Problem requirements
Retype only the lines below from the one with "Output the Python" to the one with "import plotly.graph_objects as go", inclusive, skipping every image.

Material for the task
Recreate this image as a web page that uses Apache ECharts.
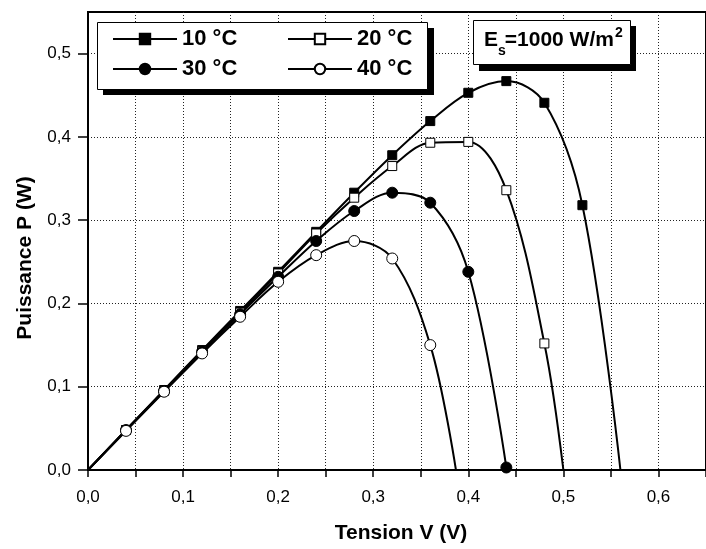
<!DOCTYPE html>
<html>
<head>
<meta charset="utf-8">
<script src="https://cdn.jsdelivr.net/npm/echarts@6/dist/echarts.min.js"></script>
<style>
  html, body { margin: 0; padding: 0; background: #fff; }
  #chart { width: 706px; height: 549px; }
</style>
</head>
<body>
<div id="chart"></div>
<script>
// tensions des points mesurés (V)
var volts = [0.04, 0.08, 0.12, 0.16, 0.20, 0.24, 0.28, 0.32, 0.36, 0.40, 0.44, 0.48, 0.52];
// puissance (W) par température
var p10 = [0.048, 0.096, 0.144, 0.191, 0.238, 0.286, 0.333, 0.378, 0.419, 0.453, 0.467, 0.441, 0.318];
var p20 = [0.048, 0.095, 0.143, 0.189, 0.236, 0.284, 0.327, 0.365, 0.393, 0.394, 0.336, 0.152];
var p30 = [0.048, 0.095, 0.142, 0.187, 0.232, 0.275, 0.311, 0.333, 0.321, 0.238, 0.003];
var p40 = [0.047, 0.094, 0.140, 0.184, 0.226, 0.258, 0.275, 0.254, 0.150];
// tension de circuit ouvert (fin de courbe)
var vOc = [0.56, 0.50, null, 0.387];
var names = ['10 °C', '20 °C', '30 °C', '40 °C'];
var xTicks = [0, 0.1, 0.2, 0.3, 0.4, 0.5, 0.6];
var yTicks = [0, 0.1, 0.2, 0.3, 0.4, 0.5];

var FONT = 'Liberation Sans, Arial, sans-serif';

function build(ps, voc) {
  var d = [{ value: [0, 0], symbol: 'none' }];
  ps.forEach(function (p, i) { d.push([volts[i], p]); });
  if (voc) d.push({ value: [voc, 0], symbol: 'none' });
  return d;
}

function fmt(v) { return v.toFixed(1).replace('.', ','); }

var dotted = { show: true, lineStyle: { color: '#222', width: 1, type: [1, 2] } };

function serie(i, ps, symbol, size, filled) {
  return {
    type: 'line',
    name: names[i],
    data: build(ps, vOc[i]),
    smooth: 0.35,
    symbol: symbol,
    symbolSize: size,
    z: 3 + i,
    lineStyle: { color: '#000', width: 2 },
    itemStyle: filled
      ? { color: '#000', borderColor: '#000', borderWidth: 1 }
      : { color: '#fff', borderColor: '#000', borderWidth: 1 },
    emphasis: { disabled: true }
  };
}

function legendAt(name, left, top) {
  return {
    data: [name], left: left, top: top, padding: 0,
    itemWidth: 64, itemHeight: 13, selectedMode: false, z: 20,
    textStyle: { fontSize: 22, fontWeight: 'bold', color: '#000', fontFamily: FONT }
  };
}

// mesure du texte pour placer indice / exposant
var ctx = document.createElement('canvas').getContext('2d');
function tw(txt, size) { ctx.font = 'bold ' + size + 'px ' + FONT; return ctx.measureText(txt).width; }
var eX = 484;
var sX = eX + tw('E', 21);
var restX = sX + tw('s', 14) - 1;
var supX = restX + tw('=1000 W/m', 21) + 1;

var chart = echarts.init(document.getElementById('chart'));
chart.setOption({
  animation: false,
  backgroundColor: '#fff',
  grid: {
    left: 88, top: 12, width: 625, height: 464,
    show: true, borderColor: '#000', borderWidth: 2, backgroundColor: 'transparent'
  },
  xAxis: {
    type: 'value', min: 0, max: 0.65, interval: 0.05,
    name: 'Tension V (V)', nameLocation: 'middle', nameGap: 53,
    nameTextStyle: { fontSize: 21, fontWeight: 'bold', color: '#000', fontFamily: FONT, padding: [0, 0, 0, 8] },
    axisLine: { show: true, onZero: false, lineStyle: { color: '#000', width: 2 } },
    axisTick: { show: true, length: 7, lineStyle: { color: '#000', width: 1.5 } },
    axisLabel: {
      customValues: xTicks, margin: 19, formatter: fmt,
      fontSize: 17, color: '#000', fontFamily: FONT
    },
    splitLine: dotted
  },
  yAxis: {
    type: 'value', min: 0, max: 0.55, interval: 0.05,
    name: 'Puissance P (W)', nameLocation: 'middle', nameGap: 52,
    nameTextStyle: { fontSize: 21, fontWeight: 'bold', color: '#000', fontFamily: FONT, padding: [0, 34, 0, 0] },
    axisLine: { show: true, onZero: false, lineStyle: { color: '#000', width: 2 } },
    axisTick: { show: true, customValues: yTicks, length: 10, lineStyle: { color: '#000', width: 1.5 } },
    axisLabel: {
      customValues: yTicks, margin: 17, formatter: fmt,
      fontSize: 17, color: '#000', fontFamily: FONT
    },
    splitLine: dotted
  },
  legend: [
    legendAt(names[0], 112, 28),
    legendAt(names[1], 287, 28),
    legendAt(names[2], 112, 58),
    legendAt(names[3], 287, 58)
  ],
  graphic: [
    { type: 'rect', z: 10, shape: { x: 103, y: 28, width: 331, height: 67 }, style: { fill: '#000' } },
    { type: 'rect', z: 11, shape: { x: 97.5, y: 22.5, width: 330, height: 67 }, style: { fill: '#fff', stroke: '#000', lineWidth: 1 } },
    { type: 'rect', z: 10, shape: { x: 479, y: 26, width: 157, height: 45 }, style: { fill: '#000' } },
    { type: 'rect', z: 11, shape: { x: 473.5, y: 20.5, width: 157, height: 44 }, style: { fill: '#fff', stroke: '#000', lineWidth: 1 } },
    { type: 'text', z: 12, style: { x: eX, y: 40, text: 'E', font: 'bold 21px ' + FONT, fill: '#000', verticalAlign: 'middle' } },
    { type: 'text', z: 12, style: { x: sX, y: 51, text: 's', font: 'bold 14px ' + FONT, fill: '#000', verticalAlign: 'middle' } },
    { type: 'text', z: 12, style: { x: restX, y: 40, text: '=1000 W/m', font: 'bold 21px ' + FONT, fill: '#000', verticalAlign: 'middle' } },
    { type: 'text', z: 12, style: { x: supX, y: 33, text: '2', font: 'bold 14px ' + FONT, fill: '#000', verticalAlign: 'middle' } }
  ],
  series: [
    serie(0, p10, 'rect', 9, true),
    serie(1, p20, 'rect', 9, false),
    serie(2, p30, 'circle', 11, true),
    serie(3, p40, 'circle', 11, false)
  ]
});
</script>
</body>
</html>
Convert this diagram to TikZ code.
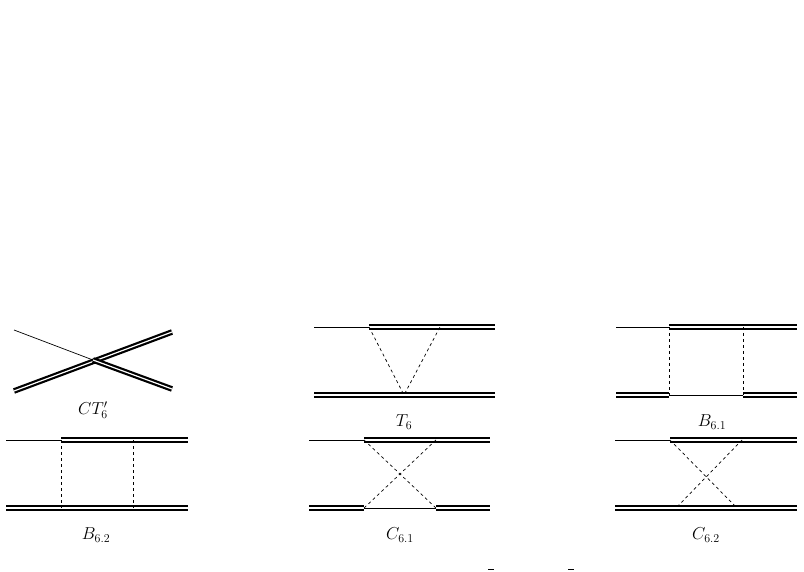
\documentclass[tikz,border=0pt]{standalone}
\begin{document}
\tikzset{
  heavy/.style={double, double distance=1.2pt, line width=2.2pt},
  light/.style={line width=0.7pt},
  exch/.style={dashed, line width=0.7pt},
  lbl/.style={font=\LARGE}
}
\begin{tikzpicture}[x=1pt,y=-1pt]
\useasboundingbox (0,0) rectangle (804,572);
%CT6'
\coordinate (ca) at (14,330); \coordinate (cv) at (93,360);
\coordinate (cb) at (14,391); \coordinate (cc) at (172,332); \coordinate (cd) at (172,389);
\draw[light] (ca) -- (cv);
\draw[heavy] (cb) -- (cc);
\draw[heavy] (cv) -- (cd);
\node[lbl] (lct) at (93,410) {$CT_6'$};
%T6
\coordinate (ta) at (314,327); \coordinate (tb) at (369,327); \coordinate (tc) at (440,327);
\coordinate (td) at (495,327); \coordinate (te) at (314,395); \coordinate (tv) at (404,395);
\coordinate (tf) at (495,395);
\draw[light] (ta) -- (tb);
\draw[heavy] (tb) -- (td);
\draw[heavy] (te) -- (tf);
\draw[exch] (tb) -- (tv) -- (tc);
\node[lbl] (lt) at (404,422) {$T_6$};
%B6.1
\coordinate (ba) at (616,327); \coordinate (bb) at (669,327); \coordinate (bc) at (743,327);
\coordinate (bd) at (797,327); \coordinate (be) at (616,395); \coordinate (bf) at (669,395);
\coordinate (bg) at (743,395); \coordinate (bh) at (797,395);
\draw[light] (ba) -- (bb);
\draw[heavy] (bb) -- (bd);
\draw[heavy] (be) -- (bf);
\draw[light] (bf) -- (bg);
\draw[heavy] (bg) -- (bh);
\draw[exch] (bb) -- (bf) (bc) -- (bg);
\node[lbl] (lb1) at (712,422) {$B_{6.1}$};
%B6.2
\coordinate (da) at (6,440); \coordinate (db) at (61,440); \coordinate (dc) at (133,440);
\coordinate (dd) at (188,440); \coordinate (de) at (6,508); \coordinate (df) at (61,508);
\coordinate (dg) at (133,508); \coordinate (dh) at (188,508);
\draw[light] (da) -- (db);
\draw[heavy] (db) -- (dd);
\draw[heavy] (de) -- (dh);
\draw[exch] (db) -- (df) (dc) -- (dg);
\node[lbl] (lb2) at (96,535) {$B_{6.2}$};
%C6.1
\coordinate (ea) at (309,440); \coordinate (eb) at (364,440); \coordinate (ec) at (436,440);
\coordinate (ed) at (490,440); \coordinate (ee) at (309,508); \coordinate (ef) at (364,508);
\coordinate (eg) at (436,508); \coordinate (eh) at (490,508);
\draw[light] (ea) -- (eb);
\draw[heavy] (eb) -- (ed);
\draw[heavy] (ee) -- (ef);
\draw[light] (ef) -- (eg);
\draw[heavy] (eg) -- (eh);
\draw[exch] (eb) -- (eg) (ec) -- (ef);
\node[lbl] (lc1) at (400,535) {$C_{6.1}$};
%C6.2
\coordinate (fa) at (615,440); \coordinate (fb) at (670,440); \coordinate (fc) at (742,440);
\coordinate (fd) at (797,440); \coordinate (fe) at (615,508); \coordinate (ff) at (676,508);
\coordinate (fg) at (737,508); \coordinate (fh) at (797,508);
\draw[light] (fa) -- (fb);
\draw[heavy] (fb) -- (fd);
\draw[heavy] (fe) -- (fh);
\draw[exch] (fb) -- (fg) (fc) -- (ff);
\node[lbl] (lc2) at (706,535) {$C_{6.2}$};
%marks
\coordinate (ma) at (488,569); \coordinate (mb) at (494,569);
\coordinate (mc) at (568,569); \coordinate (md) at (574,569);
\draw[light] (ma) -- (mb) (mc) -- (md);
\end{tikzpicture}
\end{document}
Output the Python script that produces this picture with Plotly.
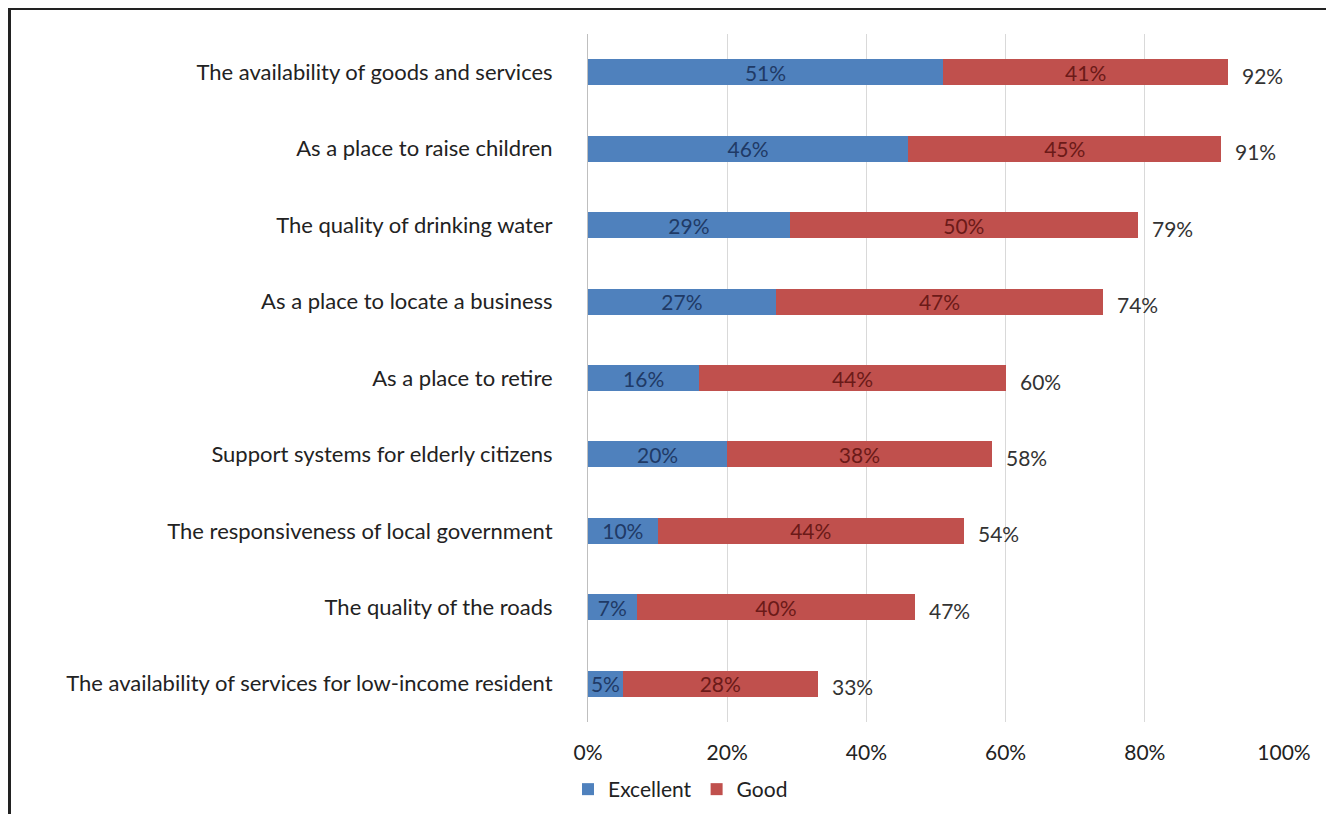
import plotly.graph_objects as go

categories = [
    "The availability of goods and services",
    "As a place to raise children",
    "The quality of drinking water",
    "As a place to locate a business",
    "As a place to retire",
    "Support systems for elderly citizens",
    "The responsiveness of local government",
    "The quality of the roads",
    "The availability of services for low-income resident",
]
excellent = [51, 46, 29, 27, 16, 20, 10, 7, 5]
good = [41, 45, 50, 47, 44, 38, 44, 40, 28]
totals = [e + g for e, g in zip(excellent, good)]
x_ticks = [0, 20, 40, 60, 80, 100]
x_tick_labels = ["0%", "20%", "40%", "60%", "80%", "100%"]

FONT = "Lato"
BLUE = "#4F81BD"
RED = "#C0504D"
FS = 21

fig = go.Figure()
fig.add_trace(go.Bar(
    y=categories, x=excellent, orientation="h", name="Excellent",
    marker=dict(color=BLUE, line=dict(width=0)),
    text=[f"{v}%" for v in excellent], textposition="inside",
    insidetextanchor="middle", constraintext="none",
    textfont=dict(family=FONT, size=FS, color="#1F3A66"),
    width=0.34, hoverinfo="skip",
))
fig.add_trace(go.Bar(
    y=categories, x=good, orientation="h", name="Good",
    marker=dict(color=RED, line=dict(width=0)),
    text=[f"{v}%" for v in good], textposition="inside",
    insidetextanchor="middle", constraintext="none",
    textfont=dict(family=FONT, size=FS, color="#6B1A18"),
    width=0.34, hoverinfo="skip",
))

annotations = [
    dict(x=t, y=c, xref="x", yref="y", text=f"{t}%", showarrow=False,
         xanchor="left", yanchor="middle", xshift=12, yshift=-3,
         font=dict(family=FONT, size=FS, color="#333333"))
    for c, t in zip(categories, totals)
]

# page body has an 8px margin; figure is sized/offset to compensate
W, H = 1318, 806
# plot area: x 580..1276 in figure px (696 wide), y 26..714 (688 tall)
def px_x(X):
    return (X - 580) / 696.0

def px_y(Y):
    return (714 - Y) / 688.0

DARK = "#222222"
shapes = [
    dict(type="rect", xref="paper", yref="paper", x0=px_x(-2), x1=px_x(3),
         y0=px_y(820), y1=px_y(-2), fillcolor=DARK, line=dict(width=0), layer="above"),
    dict(type="rect", xref="paper", yref="paper", x0=px_x(-2), x1=px_x(1330),
         y0=px_y(2), y1=px_y(-2), fillcolor=DARK, line=dict(width=0), layer="above"),
]

fig.update_layout(
    barmode="stack",
    width=W, height=H,
    margin=dict(l=580, r=42, t=26, b=92, autoexpand=False),
    paper_bgcolor="white", plot_bgcolor="white",
    font=dict(family=FONT, size=FS, color="#222222"),
    showlegend=True,
    legend=dict(orientation="h", xref="container", yref="container",
                x=560 / W, y=1 - 761 / H, xanchor="left", yanchor="top",
                font=dict(family=FONT, size=FS, color="#222222"),
                itemwidth=30, tracegroupgap=0, traceorder="normal"),
    xaxis=dict(range=[0, 100], tickvals=x_ticks, ticktext=x_tick_labels,
               showgrid=True, gridcolor="#D9D9D9", gridwidth=1, zeroline=False,
               showline=False, ticks="", ticklabelstandoff=16, automargin=False,
               tickfont=dict(family=FONT, size=FS, color="#222222")),
    yaxis=dict(categoryorder="array", categoryarray=categories[::-1],
               range=[-0.5, 8.5], showgrid=False, zeroline=False,
               showline=True, linecolor="#BFBFBF", linewidth=1,
               ticks="", ticklabelstandoff=30, automargin=False,
               tickfont=dict(family=FONT, size=22, color="#222222")),
    shapes=shapes,
    annotations=annotations,
)

fig.write_html("out.html")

Response to this task
Output the Python script that produces this picture with Plotly.
import plotly.graph_objects as go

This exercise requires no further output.